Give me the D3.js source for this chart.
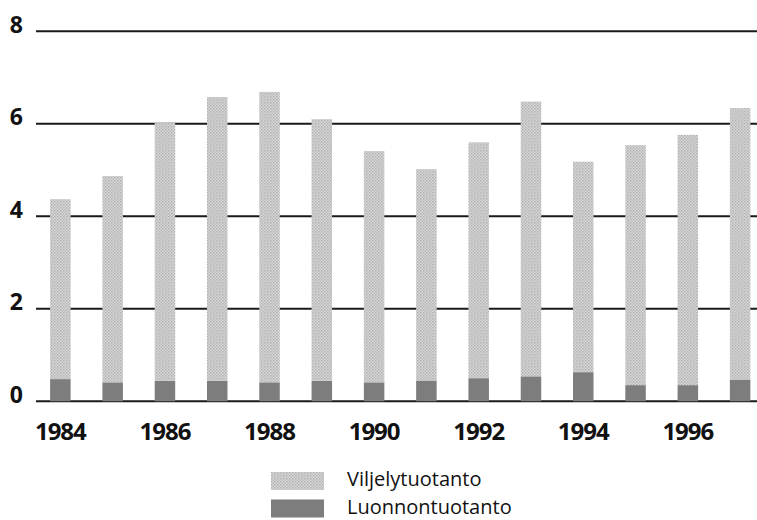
<!DOCTYPE html>
<html>
<head>
<meta charset="utf-8">
<script src="https://cdn.jsdelivr.net/npm/d3@7"></script>
<style>
  html, body { margin: 0; padding: 0; background: #fff; }
  svg { display: block; }
</style>
</head>
<body>
<svg id="chart" width="757" height="520"></svg>
<script>
// values
var years = [1984, 1985, 1986, 1987, 1988, 1989, 1990, 1991, 1992, 1993, 1994, 1995, 1996, 1997];
var luonnontuotanto = [0.48, 0.41, 0.44, 0.44, 0.41, 0.44, 0.41, 0.45, 0.50, 0.54, 0.63, 0.35, 0.35, 0.47];
var viljelytuotanto = [3.89, 4.46, 5.58, 6.14, 6.28, 5.66, 5.00, 4.57, 5.10, 5.94, 4.55, 5.19, 5.41, 5.87];
var yTicks = [0, 2, 4, 6, 8];
var xTickYears = [1984, 1986, 1988, 1990, 1992, 1994, 1996];
var seriesNames = ["Viljelytuotanto", "Luonnontuotanto"];

var svg = d3.select("#chart");

var defs = svg.append("defs");
var pat = defs.append("pattern")
    .attr("id", "stipple")
    .attr("width", 3).attr("height", 3)
    .attr("patternUnits", "userSpaceOnUse");
pat.append("rect").attr("width", 3).attr("height", 3).attr("fill", "#d8d8d8");
pat.append("rect").attr("x", 0).attr("y", 0).attr("width", 1.5).attr("height", 1.5).attr("fill", "#b0b0b0");
pat.append("rect").attr("x", 1.5).attr("y", 1.5).attr("width", 1.5).attr("height", 1.5).attr("fill", "#bcbcbc");

var colors = { "Viljelytuotanto": "url(#stipple)", "Luonnontuotanto": "#7d7d7d" };

var x = d3.scaleBand()
    .domain(years)
    .range([36, 764.5])
    .paddingInner(0.608)
    .paddingOuter(0.27);

var y = d3.scaleLinear()
    .domain([0, 8])
    .range([401.3, 31.3]);

// grid lines
svg.append("g")
    .attr("class", "grid")
    .selectAll("line")
    .data(yTicks)
    .enter().append("line")
    .attr("x1", 36)
    .attr("x2", 757)
    .attr("y1", function (d) { return y(d); })
    .attr("y2", function (d) { return y(d); })
    .attr("stroke", "#1a1a1a")
    .attr("stroke-width", 2);

// y labels
svg.append("g")
    .selectAll("text")
    .data(yTicks)
    .enter().append("text")
    .attr("x", 23)
    .attr("y", function (d) { return y(d) + 1.5; })
    .attr("text-anchor", "end")
    .style("font-family", "'Open Sans', sans-serif")
    .style("font-weight", "bold")
    .style("font-size", "23px")
    .attr("fill", "#111")
    .text(function (d) { return d; });

// stacked bars
var rows = years.map(function (yr, i) {
    return { year: yr, Luonnontuotanto: luonnontuotanto[i], Viljelytuotanto: viljelytuotanto[i] };
});
var stack = d3.stack().keys(["Luonnontuotanto", "Viljelytuotanto"]);
var layers = stack(rows);

svg.append("g")
    .selectAll("g")
    .data(layers)
    .enter().append("g")
    .attr("fill", function (d) { return colors[d.key]; })
    .selectAll("rect")
    .data(function (d) { return d; })
    .enter().append("rect")
    .attr("x", function (d) { return x(d.data.year); })
    .attr("width", x.bandwidth())
    .attr("y", function (d) { return y(d[1]); })
    .attr("height", function (d) { return y(d[0]) - y(d[1]); });

// x labels
svg.append("g")
    .selectAll("text")
    .data(xTickYears)
    .enter().append("text")
    .attr("x", function (d) { return x(d) + x.bandwidth() / 2; })
    .attr("y", 440)
    .attr("text-anchor", "middle")
    .style("font-family", "'Open Sans', sans-serif")
    .style("font-weight", "bold")
    .style("font-size", "24px")
    .style("letter-spacing", "-1px")
    .attr("fill", "#111")
    .text(function (d) { return d; });

// legend
var legend = svg.append("g")
    .selectAll("g")
    .data(seriesNames)
    .enter().append("g")
    .attr("transform", function (d, i) { return "translate(271," + (472 + i * 27.5) + ")"; });

legend.append("rect")
    .attr("width", 53)
    .attr("height", 18)
    .attr("fill", function (d) { return colors[d]; });

legend.append("text")
    .attr("x", 76)
    .attr("y", 14)
    .style("font-family", "'Open Sans', sans-serif")
    .style("font-size", "20px")
    .attr("fill", "#111")
    .text(function (d) { return d; });
</script>
</body>
</html>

- [TASK TO CARRY OUT] Repeat the listing in full and exactly. Leave any pictures out.

- [EXERCISE ANSWER]
Give me the D3.js source for this chart.
<!DOCTYPE html>
<html>
<head>
<meta charset="utf-8">
<script src="https://cdn.jsdelivr.net/npm/d3@7"></script>
<style>
  html, body { margin: 0; padding: 0; background: #fff; }
  svg { display: block; }
</style>
</head>
<body>
<svg id="chart" width="757" height="520"></svg>
<script>
// values
var years = [1984, 1985, 1986, 1987, 1988, 1989, 1990, 1991, 1992, 1993, 1994, 1995, 1996, 1997];
var luonnontuotanto = [0.48, 0.41, 0.44, 0.44, 0.41, 0.44, 0.41, 0.45, 0.50, 0.54, 0.63, 0.35, 0.35, 0.47];
var viljelytuotanto = [3.89, 4.46, 5.58, 6.14, 6.28, 5.66, 5.00, 4.57, 5.10, 5.94, 4.55, 5.19, 5.41, 5.87];
var yTicks = [0, 2, 4, 6, 8];
var xTickYears = [1984, 1986, 1988, 1990, 1992, 1994, 1996];
var seriesNames = ["Viljelytuotanto", "Luonnontuotanto"];

var svg = d3.select("#chart");

var defs = svg.append("defs");
var pat = defs.append("pattern")
    .attr("id", "stipple")
    .attr("width", 3).attr("height", 3)
    .attr("patternUnits", "userSpaceOnUse");
pat.append("rect").attr("width", 3).attr("height", 3).attr("fill", "#d8d8d8");
pat.append("rect").attr("x", 0).attr("y", 0).attr("width", 1.5).attr("height", 1.5).attr("fill", "#b0b0b0");
pat.append("rect").attr("x", 1.5).attr("y", 1.5).attr("width", 1.5).attr("height", 1.5).attr("fill", "#bcbcbc");

var colors = { "Viljelytuotanto": "url(#stipple)", "Luonnontuotanto": "#7d7d7d" };

var x = d3.scaleBand()
    .domain(years)
    .range([36, 764.5])
    .paddingInner(0.608)
    .paddingOuter(0.27);

var y = d3.scaleLinear()
    .domain([0, 8])
    .range([401.3, 31.3]);

// grid lines
svg.append("g")
    .attr("class", "grid")
    .selectAll("line")
    .data(yTicks)
    .enter().append("line")
    .attr("x1", 36)
    .attr("x2", 757)
    .attr("y1", function (d) { return y(d); })
    .attr("y2", function (d) { return y(d); })
    .attr("stroke", "#1a1a1a")
    .attr("stroke-width", 2);

// y labels
svg.append("g")
    .selectAll("text")
    .data(yTicks)
    .enter().append("text")
    .attr("x", 23)
    .attr("y", function (d) { return y(d) + 1.5; })
    .attr("text-anchor", "end")
    .style("font-family", "'Open Sans', sans-serif")
    .style("font-weight", "bold")
    .style("font-size", "23px")
    .attr("fill", "#111")
    .text(function (d) { return d; });

// stacked bars
var rows = years.map(function (yr, i) {
    return { year: yr, Luonnontuotanto: luonnontuotanto[i], Viljelytuotanto: viljelytuotanto[i] };
});
var stack = d3.stack().keys(["Luonnontuotanto", "Viljelytuotanto"]);
var layers = stack(rows);

svg.append("g")
    .selectAll("g")
    .data(layers)
    .enter().append("g")
    .attr("fill", function (d) { return colors[d.key]; })
    .selectAll("rect")
    .data(function (d) { return d; })
    .enter().append("rect")
    .attr("x", function (d) { return x(d.data.year); })
    .attr("width", x.bandwidth())
    .attr("y", function (d) { return y(d[1]); })
    .attr("height", function (d) { return y(d[0]) - y(d[1]); });

// x labels
svg.append("g")
    .selectAll("text")
    .data(xTickYears)
    .enter().append("text")
    .attr("x", function (d) { return x(d) + x.bandwidth() / 2; })
    .attr("y", 440)
    .attr("text-anchor", "middle")
    .style("font-family", "'Open Sans', sans-serif")
    .style("font-weight", "bold")
    .style("font-size", "24px")
    .style("letter-spacing", "-1px")
    .attr("fill", "#111")
    .text(function (d) { return d; });

// legend
var legend = svg.append("g")
    .selectAll("g")
    .data(seriesNames)
    .enter().append("g")
    .attr("transform", function (d, i) { return "translate(271," + (472 + i * 27.5) + ")"; });

legend.append("rect")
    .attr("width", 53)
    .attr("height", 18)
    .attr("fill", function (d) { return colors[d]; });

legend.append("text")
    .attr("x", 76)
    .attr("y", 14)
    .style("font-family", "'Open Sans', sans-serif")
    .style("font-size", "20px")
    .attr("fill", "#111")
    .text(function (d) { return d; });
</script>
</body>
</html>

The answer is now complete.